Four main themes emerged from the Design Groups: searching, personalising, citing and sharing. The key aspects within these themes are as follows:

1. Searching:

  • Context and help.
  • Browsability.
  • Layering/ordering.
  • Self-refining.
  • The “third” page.
  • Visualising a search network.

2. Personalising:

  • Account.
  • Saving searches and creating subsets.
  • Preferences.
  • Ownership.

3. Citing:

  • Reliability of results.
  • Validity.
  • Trusting tools.
  • Open access to data.

4. Sharing:

  • Research community.
  • Affiliation.
  • Feedback (reporting errors).
  • Future proofing.

These themes also reflect many of the findings from the survey and focus groups and present a background structure of search. In this section the specific aspects within each theme will be explored and illustrated using extracts from Design Group and meeting transcripts, including participant designs and prototype screenshots where appropriate.

2. Searching

2.1. Context and Help

It has been a recurring observation that researchers want and need to know where they are with a resource. Many digital resources do not locate the material they hold within the broader context of the research area and this can be a problem. Researchers want:

 “Really detailed description all the way through of how the records are stored or how you’d find the resource”.
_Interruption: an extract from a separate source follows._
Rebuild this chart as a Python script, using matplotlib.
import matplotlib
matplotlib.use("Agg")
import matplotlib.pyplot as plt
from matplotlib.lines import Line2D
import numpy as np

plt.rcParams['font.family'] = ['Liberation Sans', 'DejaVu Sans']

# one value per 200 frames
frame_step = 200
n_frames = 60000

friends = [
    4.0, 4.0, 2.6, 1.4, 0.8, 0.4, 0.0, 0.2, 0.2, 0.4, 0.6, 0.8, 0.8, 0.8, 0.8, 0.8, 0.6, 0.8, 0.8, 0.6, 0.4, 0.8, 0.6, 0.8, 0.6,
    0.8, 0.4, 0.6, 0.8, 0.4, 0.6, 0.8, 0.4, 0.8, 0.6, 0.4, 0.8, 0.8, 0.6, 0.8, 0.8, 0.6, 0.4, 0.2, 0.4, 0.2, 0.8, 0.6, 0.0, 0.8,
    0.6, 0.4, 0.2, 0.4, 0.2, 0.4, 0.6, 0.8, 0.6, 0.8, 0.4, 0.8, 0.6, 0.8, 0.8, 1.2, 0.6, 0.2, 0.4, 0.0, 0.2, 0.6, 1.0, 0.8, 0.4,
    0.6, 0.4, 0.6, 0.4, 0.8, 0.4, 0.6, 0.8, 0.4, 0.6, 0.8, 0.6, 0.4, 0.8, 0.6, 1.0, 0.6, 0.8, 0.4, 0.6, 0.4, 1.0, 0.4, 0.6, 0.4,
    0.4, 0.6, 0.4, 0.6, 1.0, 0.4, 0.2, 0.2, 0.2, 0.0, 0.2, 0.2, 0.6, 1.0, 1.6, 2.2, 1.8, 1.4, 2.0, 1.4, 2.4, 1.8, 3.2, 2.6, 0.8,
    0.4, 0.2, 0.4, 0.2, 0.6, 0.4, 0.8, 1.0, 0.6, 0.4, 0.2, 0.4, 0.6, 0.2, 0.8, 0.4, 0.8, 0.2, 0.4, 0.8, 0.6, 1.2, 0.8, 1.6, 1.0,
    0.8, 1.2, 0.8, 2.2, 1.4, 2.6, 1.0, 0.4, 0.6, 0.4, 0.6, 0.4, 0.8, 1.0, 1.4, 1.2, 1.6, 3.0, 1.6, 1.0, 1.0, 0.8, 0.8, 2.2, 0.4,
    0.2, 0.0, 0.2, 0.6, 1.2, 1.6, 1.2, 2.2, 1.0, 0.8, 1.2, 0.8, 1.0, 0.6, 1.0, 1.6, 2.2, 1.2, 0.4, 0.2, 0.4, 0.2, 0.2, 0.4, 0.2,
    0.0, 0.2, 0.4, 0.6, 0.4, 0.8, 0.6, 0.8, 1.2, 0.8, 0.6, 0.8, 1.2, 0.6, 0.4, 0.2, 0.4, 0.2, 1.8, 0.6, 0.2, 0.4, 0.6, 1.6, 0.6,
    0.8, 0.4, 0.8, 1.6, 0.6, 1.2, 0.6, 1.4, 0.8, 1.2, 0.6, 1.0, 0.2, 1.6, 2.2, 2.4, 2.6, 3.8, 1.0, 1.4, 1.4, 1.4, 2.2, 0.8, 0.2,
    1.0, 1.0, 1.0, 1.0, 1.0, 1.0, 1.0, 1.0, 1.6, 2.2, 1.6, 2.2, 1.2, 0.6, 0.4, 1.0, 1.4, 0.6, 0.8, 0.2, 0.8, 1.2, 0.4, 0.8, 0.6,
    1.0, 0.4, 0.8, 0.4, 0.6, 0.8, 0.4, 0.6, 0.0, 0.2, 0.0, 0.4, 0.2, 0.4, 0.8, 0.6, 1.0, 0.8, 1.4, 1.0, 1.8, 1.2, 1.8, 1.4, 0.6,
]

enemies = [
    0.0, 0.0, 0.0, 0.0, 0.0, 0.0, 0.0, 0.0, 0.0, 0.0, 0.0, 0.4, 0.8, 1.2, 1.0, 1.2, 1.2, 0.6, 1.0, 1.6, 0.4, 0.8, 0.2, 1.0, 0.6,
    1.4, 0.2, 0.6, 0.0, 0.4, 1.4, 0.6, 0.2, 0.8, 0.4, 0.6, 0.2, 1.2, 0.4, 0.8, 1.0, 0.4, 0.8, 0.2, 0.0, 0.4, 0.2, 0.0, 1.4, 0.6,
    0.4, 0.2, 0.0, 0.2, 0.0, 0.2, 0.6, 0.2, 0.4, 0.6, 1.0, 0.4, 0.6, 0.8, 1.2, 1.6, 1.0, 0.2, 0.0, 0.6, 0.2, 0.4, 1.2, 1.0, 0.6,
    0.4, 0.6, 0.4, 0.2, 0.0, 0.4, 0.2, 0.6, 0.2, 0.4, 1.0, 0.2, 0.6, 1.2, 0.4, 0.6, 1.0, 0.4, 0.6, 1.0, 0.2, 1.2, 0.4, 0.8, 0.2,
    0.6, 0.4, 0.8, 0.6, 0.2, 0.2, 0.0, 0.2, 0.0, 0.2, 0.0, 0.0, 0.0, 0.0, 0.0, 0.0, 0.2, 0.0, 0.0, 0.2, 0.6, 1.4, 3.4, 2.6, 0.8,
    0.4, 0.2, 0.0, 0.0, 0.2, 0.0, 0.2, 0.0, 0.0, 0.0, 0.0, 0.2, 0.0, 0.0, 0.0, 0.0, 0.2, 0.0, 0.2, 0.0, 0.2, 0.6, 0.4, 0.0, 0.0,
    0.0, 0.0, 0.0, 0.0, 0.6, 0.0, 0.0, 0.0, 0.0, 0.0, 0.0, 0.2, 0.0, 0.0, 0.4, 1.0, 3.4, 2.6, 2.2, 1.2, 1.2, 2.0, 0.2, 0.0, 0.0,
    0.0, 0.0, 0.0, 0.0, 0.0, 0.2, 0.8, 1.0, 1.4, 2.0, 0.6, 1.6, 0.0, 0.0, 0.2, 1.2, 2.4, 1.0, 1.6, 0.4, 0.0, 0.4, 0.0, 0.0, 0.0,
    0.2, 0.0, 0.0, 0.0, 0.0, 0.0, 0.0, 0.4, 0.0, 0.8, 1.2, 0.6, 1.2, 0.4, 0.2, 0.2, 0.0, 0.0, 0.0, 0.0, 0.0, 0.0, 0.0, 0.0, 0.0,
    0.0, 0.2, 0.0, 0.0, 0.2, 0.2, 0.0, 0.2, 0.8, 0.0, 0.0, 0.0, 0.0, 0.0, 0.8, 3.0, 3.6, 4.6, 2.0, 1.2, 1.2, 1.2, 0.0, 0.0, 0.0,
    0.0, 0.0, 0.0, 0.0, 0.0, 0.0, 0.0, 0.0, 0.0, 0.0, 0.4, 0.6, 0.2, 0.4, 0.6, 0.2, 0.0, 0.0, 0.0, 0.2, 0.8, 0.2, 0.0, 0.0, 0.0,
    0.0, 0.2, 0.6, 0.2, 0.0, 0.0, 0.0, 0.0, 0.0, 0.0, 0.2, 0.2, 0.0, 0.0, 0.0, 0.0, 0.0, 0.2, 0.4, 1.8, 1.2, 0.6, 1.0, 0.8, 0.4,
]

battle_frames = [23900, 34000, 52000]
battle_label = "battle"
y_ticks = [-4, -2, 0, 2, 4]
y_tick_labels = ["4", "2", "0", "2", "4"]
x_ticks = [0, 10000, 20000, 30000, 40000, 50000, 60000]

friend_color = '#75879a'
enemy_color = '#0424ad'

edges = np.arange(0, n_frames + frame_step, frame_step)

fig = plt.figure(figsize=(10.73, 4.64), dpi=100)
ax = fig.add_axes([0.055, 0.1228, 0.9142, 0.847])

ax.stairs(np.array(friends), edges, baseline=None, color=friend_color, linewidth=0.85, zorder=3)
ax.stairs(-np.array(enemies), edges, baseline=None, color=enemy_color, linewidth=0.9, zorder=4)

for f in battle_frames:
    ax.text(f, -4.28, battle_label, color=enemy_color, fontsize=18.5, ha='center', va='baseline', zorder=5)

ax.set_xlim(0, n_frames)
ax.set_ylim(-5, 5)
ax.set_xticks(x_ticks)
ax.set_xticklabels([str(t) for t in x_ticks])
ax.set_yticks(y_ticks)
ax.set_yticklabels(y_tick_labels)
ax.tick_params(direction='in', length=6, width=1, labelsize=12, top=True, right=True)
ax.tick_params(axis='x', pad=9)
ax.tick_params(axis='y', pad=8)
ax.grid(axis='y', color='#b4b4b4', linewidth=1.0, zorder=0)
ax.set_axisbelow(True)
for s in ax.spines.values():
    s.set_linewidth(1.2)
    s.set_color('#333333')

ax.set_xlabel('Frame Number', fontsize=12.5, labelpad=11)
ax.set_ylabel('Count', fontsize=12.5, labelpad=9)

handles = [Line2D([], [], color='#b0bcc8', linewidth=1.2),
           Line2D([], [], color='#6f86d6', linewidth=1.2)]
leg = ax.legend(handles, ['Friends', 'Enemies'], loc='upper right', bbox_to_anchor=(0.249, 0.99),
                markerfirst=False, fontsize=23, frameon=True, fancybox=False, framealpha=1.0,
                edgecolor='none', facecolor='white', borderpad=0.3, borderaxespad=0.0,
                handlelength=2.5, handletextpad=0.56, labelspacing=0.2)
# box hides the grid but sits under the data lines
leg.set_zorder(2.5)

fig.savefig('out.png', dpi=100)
They also want to know extra details and information, such as date and place of publication, author, printer, version, and have these easily accessible.

This extends to looking at individual search results where it’s important to know:

“Where it is in the newsbook and whether this is… headline news or not whether it’s at the top of the title page or on to the second page.”

It is not something that is felt should be built into search but should at least be accessible information in order to evaluate for oneself.

There is also the contextual information from seeing the original source material. This depends on the quality of the digitisation, unfortunately fairly poor in the case of the Thomason tracts; yet for most researchers access to the original digitised images is extremely important as they would only use a transcription as a method of checking. Figure 14, below, shows how the group designed for the original and transcription to sit side by side and for keyword search terms to be highlighted in the transcription.

Figure 1: Prototype screenshot: result page with keyword highlighting.

chapter10-1

Throughout the project we have found that very few people read search help documents and as such contextual help has been incorporated (see bottom of fig. 14 above) providing guidance where necessary, for example, for navigating the digitised images.

2.2. Browsability

The discourse between newsbook issues and a desire to link themes meant that users were interested in more flexible ways of moving through the resource (fig. 15) but also to accommodate tangential search patterns following particular trains of thought while retaining the search paths already taken.

“There’s a discourse between issues that would be nice to just be able to pull one thing up then you can go back or forward.”

Figure 2: Options for browsing around a result page: previous/next issue; title/previous/next page.

chapter10-2

2.3. Layering/Ordering

The group wanted different ways of layering and ordering: chronologically, alphabetically, chronologically by newsbook title, by relevance, and so on. They wanted to have a lot of control over the process and for records to include as much detail as possible.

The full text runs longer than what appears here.